1. At this point we have done most of the techniques except linear regression. So please give me your proposed research question and just tell me what your data set you plan to use for your project (no need to send data).
2. Book questions 7.16, 7.72, 7.78, 7.80, 7.94, 7.103, 7.128, 8.84, 8.86, 8.90, 8.92, 8.94, 8.104 For questions that provide data, please use stata to perform the t-tests.
3. Demonstrate the convergence of a t distribution to a normal distribution using stata graphics. This should follow the code from previous homeworks with only minor changes. I hope you can alter the code yourself, but will help in class if you can’t.
I. Generate 50,000 observations from a random t (gen t03= rt(3)) distribution with the following degrees of freedom [3, 9, 27, 81] and also a standard normal distribution.
II. Determine the two tailed 95% scores of the t distribution for each degree of freedom and compare them to a z of the same significance (1.96).
III. Make a Kernel density plot which overlays all of the distributions.
(a) At what value do you feel the normal approximation of a t is ”good enough” and why based on this plot?
(b) Why would a normal distribution be a poor approximation for a t-distribution with 3 degrees of freedom. Make a normal probability plot (pnorm t03) and interpret it as part of your answer.
4. There are lots of difficult problems in the book based on sample size and power calculations. How about we let STATA do the work instead?
(a) Using STATA, determine necessary sample size for a study on the difference between test scores between two independent samples. Based on previous research, we expect the difference between samples to be about 10 points. The standard deviation for the first group is about 15 points and the second group’s standard deviation is about 17. Determine the sample size needed using the code below:
sampsi 0 10, sd1(15) sd2(17) power(.8) alpha(.07)
What is the sample size needed for each group?
(b) Using the same code as is above, consider the case where the standard deviations are equal and both 15. What is the new sample sizes needed? Why did this change?
(c) Now lets use the same setup to calculate power.
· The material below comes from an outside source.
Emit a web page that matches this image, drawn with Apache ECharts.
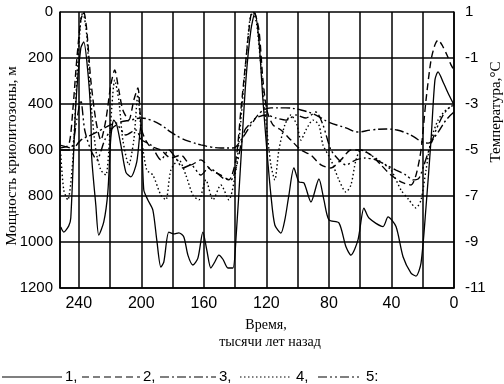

Lets assume we have the same difference of 10, s1=15, s2=17, and group sample sizes of n1 = 50, n2=23. Calculate the power level and interpret.
sampsi 0 10, sd1(15) sd2(17) n1(50) n2(23)
(d) Now change both sample sizes to 31 and recalculate and interpret. Does the lower sample size (62<73) have more or less power? Please explain why this is occurring.
5. For this question, you will need to download the current population data from Census. This is so that you earn how to merge data files in Stata and also deal with some real, frequently used econometric data.
Step 1: Download the CPS data and dictionaries for October and November of 2015 from
https://www.nber.org/data/cps_basic.html and https://www.nber.org/data/cps_basic_progs.html } respectively.
Step 2: Read the data into STATA and merge based the household ID (hrhhid) using STATA’s merge command. Report how many cases merge correctly (the CPS is a rotational panel, so you will not be able to merge every observation.)
Step 3: Generate a new variable that indicates if the household income has increased from the previous month and test the hypotheses that the two months are not equal. Check all the assumptions for the model.
Step 4: Out of curiosity, what happened to variables with missing values? Were they included in the analysis? What is the danger caused by missing values?